N° 44 de La France pittoresque (1er semestre 2014)

N° 44 de La France pittoresque (1er semestre 2014)

S’exprimant par la bouche du duc de Chaulieu s’adressant à son enfant, Balzac écrit : « Mon enfant, la France est dans une situation précaire. Les hommes au pouvoir — on est sous la Restauration — continuent l’œuvre de la destruction sociale, au lieu de nous aider à raffermir l’édifice. En deux mots, il n’y a plus que deux partis. La Révolution continue, elle est implantée dans la loi, elle est écrite sur le sol, elle est toujours dans les esprits. Elle est d’autant plus formidable qu’elle paraît vaincue à la plupart de ces conseillers du trône qui ne lui voient ni soldats, ni trésors. »
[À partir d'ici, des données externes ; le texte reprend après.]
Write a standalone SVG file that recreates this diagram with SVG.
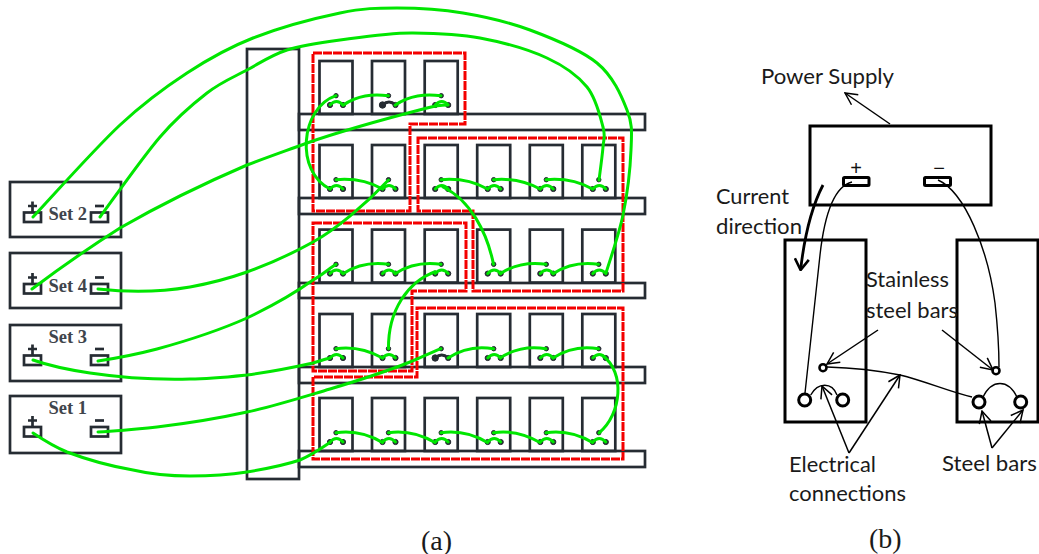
<svg xmlns="http://www.w3.org/2000/svg" width="1039" height="554" viewBox="0 0 1039 554">
<style>
.f{fill:none;stroke:#262c33;stroke-width:2.7}
.r{fill:none;stroke:#f40000;stroke-width:3;stroke-dasharray:9 1}
.g{fill:none;stroke:#00e600;stroke-width:3;stroke-linecap:round}
.d{fill:#262c33;stroke:#262c33}
.s{font:bold 18.500px "Liberation Serif",serif;fill:#3f454c}
.b{fill:none;stroke:#000;stroke-width:3}
.t{fill:none;stroke:#000;stroke-width:1.400}
.a{fill:none;stroke:#000;stroke-width:1.500}
.l{font:21.500px Lato,"Liberation Sans",sans-serif;fill:#1a1a1a}
.c{font:28px "Liberation Serif",serif;fill:#1a1a1a}
</style>
<defs>
<g id="cell"><rect class="f" width="33" height="53"/><circle class="d" cx="16.500" cy="34.700" r="2.200"/><circle class="d" cx="10.500" cy="44" r="2.600"/><circle class="d" cx="23.500" cy="44" r="2.600"/><path class="g" d="M10.500 44Q17 37 23.500 44"/></g>
<g id="cellx"><rect class="f" width="33" height="53"/><circle class="d" cx="16.500" cy="34.700" r="2.200"/><circle class="d" cx="10.500" cy="44" r="3.200"/><circle class="d" cx="23.500" cy="44" r="2.600"/><path d="M10.500 44Q17 38 23.500 44" fill="none" stroke="#262c33" stroke-width="3"/></g>
<g id="plus"><rect class="f" x="24" y="0" width="17" height="9.500"/><path class="f" d="M28 -6.500H37M32.500 -11V0"/></g>
<g id="minus"><rect class="f" x="91" y="0" width="17" height="9.500"/><path class="f" d="M95 -6.500H104"/></g>
<marker id="o" viewBox="0 0 14 14" refX="13" refY="7" markerWidth="14" markerHeight="14" orient="auto" markerUnits="userSpaceOnUse"><path d="M1 1L13 7L1 13" fill="none" stroke="#000" stroke-width="1.500"/></marker>
<marker id="h" viewBox="0 0 14 16" refX="13" refY="8" markerWidth="14" markerHeight="16" orient="auto" markerUnits="userSpaceOnUse"><path d="M2 1L13 8L2 15" fill="none" stroke="#000" stroke-width="2.600"/></marker>
</defs>
<g id="rack">
<rect class="f" x="247" y="49" width="52" height="430"/>
<rect class="f" x="299" y="114" width="346" height="16"/>
<rect class="f" x="299" y="198" width="346" height="16"/>
<rect class="f" x="299" y="283" width="346" height="15"/>
<rect class="f" x="299" y="367" width="346" height="16"/>
<rect class="f" x="299" y="451" width="346" height="16"/>
</g>
<g id="cells">
<use href="#cell" x="319.500" y="61"/><use href="#cellx" x="372" y="61"/><use href="#cell" x="424.700" y="61"/>
<use href="#cell" x="319.500" y="145"/><use href="#cell" x="372" y="145"/><use href="#cell" x="424.700" y="145"/><use href="#cell" x="477.200" y="145"/><use href="#cell" x="529.800" y="145"/><use href="#cell" x="582.300" y="145"/>
<use href="#cell" x="319.500" y="229.600"/><use href="#cell" x="372" y="229.600"/><use href="#cell" x="424.700" y="229.600"/><use href="#cell" x="477.200" y="229.600"/><use href="#cell" x="529.800" y="229.600"/><use href="#cell" x="582.300" y="229.600"/>
<use href="#cell" x="319.500" y="314"/><use href="#cell" x="372" y="314"/><use href="#cellx" x="424.700" y="314"/><use href="#cell" x="477.200" y="314"/><use href="#cell" x="529.800" y="314"/><use href="#cell" x="582.300" y="314"/>
<use href="#cell" x="319.500" y="398"/><use href="#cell" x="372" y="398"/><use href="#cell" x="424.700" y="398"/><use href="#cell" x="477.200" y="398"/><use href="#cell" x="529.800" y="398"/><use href="#cell" x="582.300" y="398"/>
</g>
<g id="groups">
<path class="r" d="M313 53H465V124H410V211H313Z"/>
<path class="r" d="M418 138H623V291H473V211H418Z"/>
<path class="r" d="M313 223H466V291H412V371H313Z"/>
<path class="r" d="M417 308H623V459H313V377H417Z"/>
</g>
<g id="set2"><rect class="f" x="10" y="182" width="111" height="55"/><use href="#plus" y="212.500"/><use href="#minus" y="212.500"/><text class="s" x="48.500" y="220">Set 2</text></g>
<g id="set4"><rect class="f" x="10" y="253" width="111" height="55"/><use href="#plus" y="284"/><use href="#minus" y="284"/><text class="s" x="48.500" y="292">Set 4</text></g>
<g id="set3"><rect class="f" x="10" y="325" width="111" height="56"/><use href="#plus" y="355.500"/><use href="#minus" y="355.500"/><text class="s" x="48.500" y="343">Set 3</text></g>
<g id="set1"><rect class="f" x="10" y="396" width="111" height="57"/><use href="#plus" y="427"/><use href="#minus" y="427"/><text class="s" x="48.500" y="414">Set 1</text></g>
<g id="wires">
<path class="g" d="M343 105.200C358 95 372 94 388.500 95.700M395 105.200C410 95 425 94 441 95.700"/>
<path class="g" d="M336 95.700C300 108 295 172 330 189"/>
<path class="g" d="M336 179.700C355 178 370 182 382.500 189M441 179.700C460 178 475 182 487.500 189M493.500 179.700C512 178 527 182 540 189M546 179.700C565 178 580 182 592.500 189"/>
<path class="g" d="M443 187C470 200 487 232 493.500 264.300"/>
<path class="g" d="M343 273.700C358 264 372 262 388.500 264.300M395 273.700C410 264 425 262 441 264.300M500 273.700C515 264 530 262 546 264.300M553 273.700C568 264 583 262 598.500 264.300"/>
<path class="g" d="M435 271.700C408 282 388 310 388.500 348.700"/>
<path class="g" d="M336 348.700C355 346 370 351 382.500 358M448 358C463 348 478 346 493.500 348.700M500 358C515 348 530 346 546 348.700M553 358C568 348 583 346 598.500 348.700"/>
<path class="g" d="M603 356C625 372 622 414 599 433"/>
<path class="g" d="M336 432.700C355 430 370 435 382.500 442.500M388.500 432.700C407 430 422 435 435 442.500M441 432.700C460 430 475 435 487.500 442.500M493.500 432.700C512 430 527 435 540 442.500M546 432.700C565 430 580 435 592.500 442.500"/>
<path class="g" d="M33 217C47.500 201.700 94.300 149 120 125C145.700 101 164.800 87.500 187 73C209.200 58.500 227.500 48 253 38C278.500 28 316 18 340 13C364 8 376.500 8 397 8C417.500 8 441 9.300 463 13C485 16.700 507.700 21.700 530 30C552.300 38.300 580.800 49.700 597 63C613.200 76.300 621.300 95.500 627 110C632.700 124.500 631.700 132.500 631 150C630.300 167.500 627.200 194.500 623 215C618.800 235.500 608.800 263.300 606 273"/>
<path class="g" d="M100 217C110 203.700 142.200 157.700 160 137C177.800 116.300 192.500 104.200 207 93C221.500 81.800 233.700 77.200 247 70C260.300 62.800 271.500 55 287 50C302.500 45 319 42.800 340 40C361 37.200 389.700 32.700 413 33C436.300 33.300 457.700 33.800 480 38C502.300 42.200 529.200 49.800 547 58C564.800 66.200 577.700 75.500 587 87C596.300 98.500 600.300 117 603 127C605.700 137 603.700 138.200 603 147C602.300 156 599.700 174.500 599 180"/>
<path class="g" d="M32 289C60 268 90 247 120 228C160 205 205 183 247 165C268 157 288 150 307 143C350 128 400 115 427 108Q438 105 447 105"/>
<path class="g" d="M98 289C125 292 155 293 190 287C212 283 230 278 247 272C272 263 295 252 313 242C335 230 365 205 388.500 180"/>
<path class="g" d="M98 361C118 358 138 354 157 349C190 340 220 330 247 318C272 306 295 293 313 280C322 275 330 268 336 264.300"/>
<path class="g" d="M33 360C50 366 70 370 90 373C110 376 150 380 190 379C210 379 228 377 247 375C270 372 295 367 313 363C320 361 325 359 330 358"/>
<path class="g" d="M98 432C118 431 138 429 157 427C190 423 220 418 247 412C275 406 303 397 330 389C360 380 385 372 410 362C420 358 430 353 441 348.700"/>
<path class="g" d="M33 433C45 441 55 447 67 452C88 460 110 466 133 470C150 474 170 476 190 476C210 476 228 475 247 472C265 469 285 465 300 460C312 455 322 448 330 442.500"/>
</g>
<g id="power-supply"><rect class="b" x="810" y="126" width="181" height="79"/><rect class="b" x="843.500" y="177.500" width="25.500" height="8" rx="1"/><rect class="b" x="924.500" y="177.500" width="26" height="8" rx="1"/><text x="856" y="175" font-family="Liberation Sans,sans-serif" font-size="20" text-anchor="middle" fill="#111">+</text><text x="939" y="175" font-family="Liberation Sans,sans-serif" font-size="20" text-anchor="middle" fill="#111">−</text></g>
<g id="tank-left"><rect class="b" x="785" y="240" width="81" height="182"/></g>
<g id="tank-right"><rect class="b" x="957" y="240" width="81" height="182"/></g>
<g id="bars">
<circle cx="823" cy="367.700" r="3.500" fill="none" stroke="#000" stroke-width="2.600"/>
<circle cx="996" cy="370.700" r="3.500" fill="none" stroke="#000" stroke-width="2.600"/>
<circle cx="804.700" cy="400" r="6" fill="none" stroke="#000" stroke-width="3"/>
<circle cx="842.700" cy="400" r="6" fill="none" stroke="#000" stroke-width="3"/>
<circle cx="979" cy="402" r="6" fill="none" stroke="#000" stroke-width="3"/>
<circle cx="1020.700" cy="402" r="6" fill="none" stroke="#000" stroke-width="3"/>
</g>
<g id="connections">
<path class="t" d="M852 182C835 186 825 210 820 255L805 393"/>
<path class="t" d="M938 180C965 192 988 250 995 303C998 330 999 350 999 367"/>
<path class="t" d="M810.700 395C818 382 832 382 837 395"/>
<path class="t" d="M983 397C992 379 1008 379 1017 397"/>
<path class="t" d="M827 367C860 368 880 371 900 375C925 381 950 392 972 397"/>
<path class="a" marker-end="url(#o)" d="M890 124L845 93"/>
<path class="a" marker-end="url(#o)" d="M878 330L827 364"/>
<path class="a" marker-end="url(#o)" d="M942 330L993 370"/>
<path class="a" marker-end="url(#o)" d="M849 453L822 386"/>
<path class="a" marker-end="url(#o)" d="M849 453L900 375"/>
<path class="a" marker-end="url(#o)" d="M992 448L982 411"/>
<path class="a" marker-end="url(#o)" d="M992 448L1023 410"/>
<path marker-end="url(#h)" fill="none" stroke="#000" stroke-width="2.800" d="M823 185C810 210 804 240 800.600 270"/>
</g>
<g id="labels">
<text class="l" x="761" y="84" textLength="133" lengthAdjust="spacingAndGlyphs">Power Supply</text>
<text class="l" x="716" y="204" textLength="73" lengthAdjust="spacingAndGlyphs">Current</text>
<text class="l" x="716" y="234" textLength="86" lengthAdjust="spacingAndGlyphs">direction</text>
<text class="l" x="866" y="287" textLength="83" lengthAdjust="spacingAndGlyphs">Stainless</text>
<text class="l" x="866" y="318" textLength="92" lengthAdjust="spacingAndGlyphs">steel bars</text>
<text class="l" x="789" y="472" textLength="87" lengthAdjust="spacingAndGlyphs">Electrical</text>
<text class="l" x="789" y="501" textLength="117" lengthAdjust="spacingAndGlyphs">connections</text>
<text class="l" x="942" y="471" textLength="95" lengthAdjust="spacingAndGlyphs">Steel bars</text>
<text class="c" x="421" y="550">(a)</text>
<text class="c" x="869" y="548">(b)</text>
</g>
</svg>
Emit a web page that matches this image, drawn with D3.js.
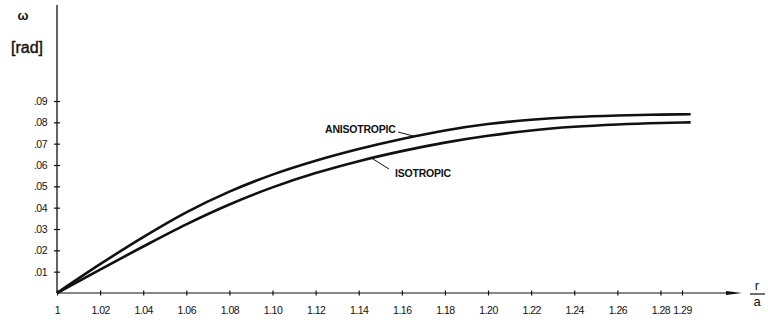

Et le gentilhomme de poursuivre par ces étonnantes paroles : « Sais-tu, mon enfant, quels sont les effets les plus destructifs de la Révolution ? Tu ne t’en douterais jamais. En coupant la tête à Louis XVI, la Révolution a coupé la tête à tous les pères de famille. Il n’y a plus de famille aujourd’hui. Il n’y a plus que des individus. En proclamant l’égalité des droits à la succession paternelle, on a tué l’esprit de famille, on a créé le fisc. Mais on a préparé la faiblesse des supériorités et la force aveugle de la masse, l’extinction des arts, le règne de l’intérêt personnel. » Balzac écrit encore : « Chaque animal a son instinct, celui de l’homme est l’esprit de famille. Un pays est fort quand il se compose de familles riches dont tous les membres sont intéressés à la défense du trésor commun : trésor d’argent, de gloire, de privilèges, de jouissances ; il est faible quand il se compose d’individus non solidaires, auxquels il importe peu d’obéir à sept hommes ou à un seul, à un Russe ou à un Corse, pourvu que chaque individu garde son champ. Et ce malheureux égoïste ne voit pas qu’un jour on le lui ôtera. » Puis l’écrivain d’avancer qu’ « il n’y aura plus que des lois pénales ou fiscales. Le pays le plus généreux de la terre ne sera plus conduit par les sentiments. On y aura développé, soigné des plaies incurables. D’abord une jalousie universelle ; les classes supérieures seront confondues, on prendra l’égalité des désirs pour l’égalité des forces. »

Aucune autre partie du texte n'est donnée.